Deixar que advogados e juízes determinem o futuro de um grupo quando dois terços dele ainda estão vivos é um desrespeito à memória de Renato Russo. Uma coisa é receber uma compensação financeira pelos direitos do uso dessa marca, algo justo. Manfredini é, sim, o herdeiro. Seria até justo que a porcentagem dessa divisão fosse maior, uma vez que Renato era o principal compositor da banda. Isso, no entanto, já é regrado pelas leis de direitos autorais e conexos.

Exigir a visão simplista aplicada no universo das “marcas e patentes” é fora de propósito porque música não é algo feito em linha de montagem, como um produto em que esse tipo de discussão faz sentido.

Mesmo durante esse processo, Dado e Bonfá seguiram com suas vidas. Acredito, no entanto, que essa vitória era uma questão de honra. Ao lado do vocalista Andre Frateschi, planejavam homenagear a em turnês comemorativas quando foram impedidos pela ação de Manfredini.

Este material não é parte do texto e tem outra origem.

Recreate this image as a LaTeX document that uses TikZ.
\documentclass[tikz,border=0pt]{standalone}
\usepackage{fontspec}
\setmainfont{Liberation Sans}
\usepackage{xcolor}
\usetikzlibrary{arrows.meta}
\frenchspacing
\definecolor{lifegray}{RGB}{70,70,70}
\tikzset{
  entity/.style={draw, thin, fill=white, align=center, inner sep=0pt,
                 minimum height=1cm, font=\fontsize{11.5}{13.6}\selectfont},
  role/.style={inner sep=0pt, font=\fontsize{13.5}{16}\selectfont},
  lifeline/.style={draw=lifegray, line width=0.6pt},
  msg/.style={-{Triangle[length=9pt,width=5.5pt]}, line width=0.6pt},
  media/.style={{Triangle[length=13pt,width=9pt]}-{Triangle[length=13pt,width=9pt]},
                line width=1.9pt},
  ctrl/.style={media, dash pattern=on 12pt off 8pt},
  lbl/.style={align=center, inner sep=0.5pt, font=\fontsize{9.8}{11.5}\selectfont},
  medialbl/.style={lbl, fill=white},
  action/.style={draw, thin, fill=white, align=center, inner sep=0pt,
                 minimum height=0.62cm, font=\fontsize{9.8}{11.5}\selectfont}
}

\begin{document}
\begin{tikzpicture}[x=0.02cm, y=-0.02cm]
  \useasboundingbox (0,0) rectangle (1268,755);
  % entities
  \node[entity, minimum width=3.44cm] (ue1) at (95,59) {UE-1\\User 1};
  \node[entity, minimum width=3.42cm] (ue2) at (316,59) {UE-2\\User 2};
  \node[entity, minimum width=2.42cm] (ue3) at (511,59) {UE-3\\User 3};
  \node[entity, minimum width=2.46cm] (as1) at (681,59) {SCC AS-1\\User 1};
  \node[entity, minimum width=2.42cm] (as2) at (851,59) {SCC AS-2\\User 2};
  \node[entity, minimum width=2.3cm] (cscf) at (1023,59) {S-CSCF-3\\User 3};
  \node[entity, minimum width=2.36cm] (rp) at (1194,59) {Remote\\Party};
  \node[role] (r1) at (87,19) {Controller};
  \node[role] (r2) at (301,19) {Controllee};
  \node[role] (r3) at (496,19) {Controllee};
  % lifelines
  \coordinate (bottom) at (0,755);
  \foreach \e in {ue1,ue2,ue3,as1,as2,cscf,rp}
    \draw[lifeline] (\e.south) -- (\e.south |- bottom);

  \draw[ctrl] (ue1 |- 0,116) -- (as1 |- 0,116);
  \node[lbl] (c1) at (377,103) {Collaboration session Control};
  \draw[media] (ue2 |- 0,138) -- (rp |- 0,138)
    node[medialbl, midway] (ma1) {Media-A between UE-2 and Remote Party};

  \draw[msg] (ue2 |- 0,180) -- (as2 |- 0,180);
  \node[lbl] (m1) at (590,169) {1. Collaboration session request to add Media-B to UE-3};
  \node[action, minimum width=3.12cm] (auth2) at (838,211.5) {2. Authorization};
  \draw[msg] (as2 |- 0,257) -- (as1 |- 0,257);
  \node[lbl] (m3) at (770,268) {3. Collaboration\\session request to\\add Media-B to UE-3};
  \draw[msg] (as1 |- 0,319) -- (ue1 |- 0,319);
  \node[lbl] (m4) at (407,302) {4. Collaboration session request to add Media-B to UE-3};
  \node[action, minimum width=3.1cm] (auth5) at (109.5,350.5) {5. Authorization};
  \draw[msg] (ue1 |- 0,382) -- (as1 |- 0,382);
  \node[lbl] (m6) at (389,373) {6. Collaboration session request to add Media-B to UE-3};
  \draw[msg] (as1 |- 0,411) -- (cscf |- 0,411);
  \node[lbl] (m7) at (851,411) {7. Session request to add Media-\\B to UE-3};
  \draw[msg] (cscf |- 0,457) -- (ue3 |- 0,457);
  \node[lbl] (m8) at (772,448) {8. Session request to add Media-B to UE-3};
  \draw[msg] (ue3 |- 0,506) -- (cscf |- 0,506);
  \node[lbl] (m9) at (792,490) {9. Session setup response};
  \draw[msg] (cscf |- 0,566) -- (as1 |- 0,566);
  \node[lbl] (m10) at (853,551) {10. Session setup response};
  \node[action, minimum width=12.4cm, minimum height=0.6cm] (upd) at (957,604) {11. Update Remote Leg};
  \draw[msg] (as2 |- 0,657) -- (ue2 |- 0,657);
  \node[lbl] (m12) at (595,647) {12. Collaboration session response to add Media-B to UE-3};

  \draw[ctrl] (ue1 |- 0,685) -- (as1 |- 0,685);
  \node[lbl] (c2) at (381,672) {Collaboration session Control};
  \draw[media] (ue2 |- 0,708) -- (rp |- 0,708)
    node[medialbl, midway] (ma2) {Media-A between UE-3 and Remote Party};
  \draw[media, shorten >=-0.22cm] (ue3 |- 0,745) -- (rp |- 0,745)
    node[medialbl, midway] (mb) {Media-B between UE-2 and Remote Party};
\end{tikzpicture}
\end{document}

Dado é um artista consagrado: faz trilhas sonoras – compôs recentemente a música para a série “Bom Dia, Verônica, disponível na Netflix –, tem um selo independente, RockIt, e acaba de lançar a faixa “Return the Gift” em um tributo à banda Gang of Four ao lado de grandes nomes internacionais como Flea (Red Hot Chili Peppers), Tom Morello (Rage Against the Machine) e Serj Tankian (System of a Down).

Marcelo Bonfá lançou bem-sucedidos álbuns solo, como “O Barco Além do Sol” e “Mobile”, e se dedica à produção da cachaça orgânica “Perfeição” em sua fazenda em Minas Gerais.

Embora seja óbvio dizer isso, a justiça acerta em concedê-los o direito de ser quem são, sem precisar pedir autorização a ninguém. Dado Villa-Lobos e Marcelo Bonfá serão eternos legionários. Já Manfredini podia tentar escrever músicas em vez de brigar pela herança do pai. Será?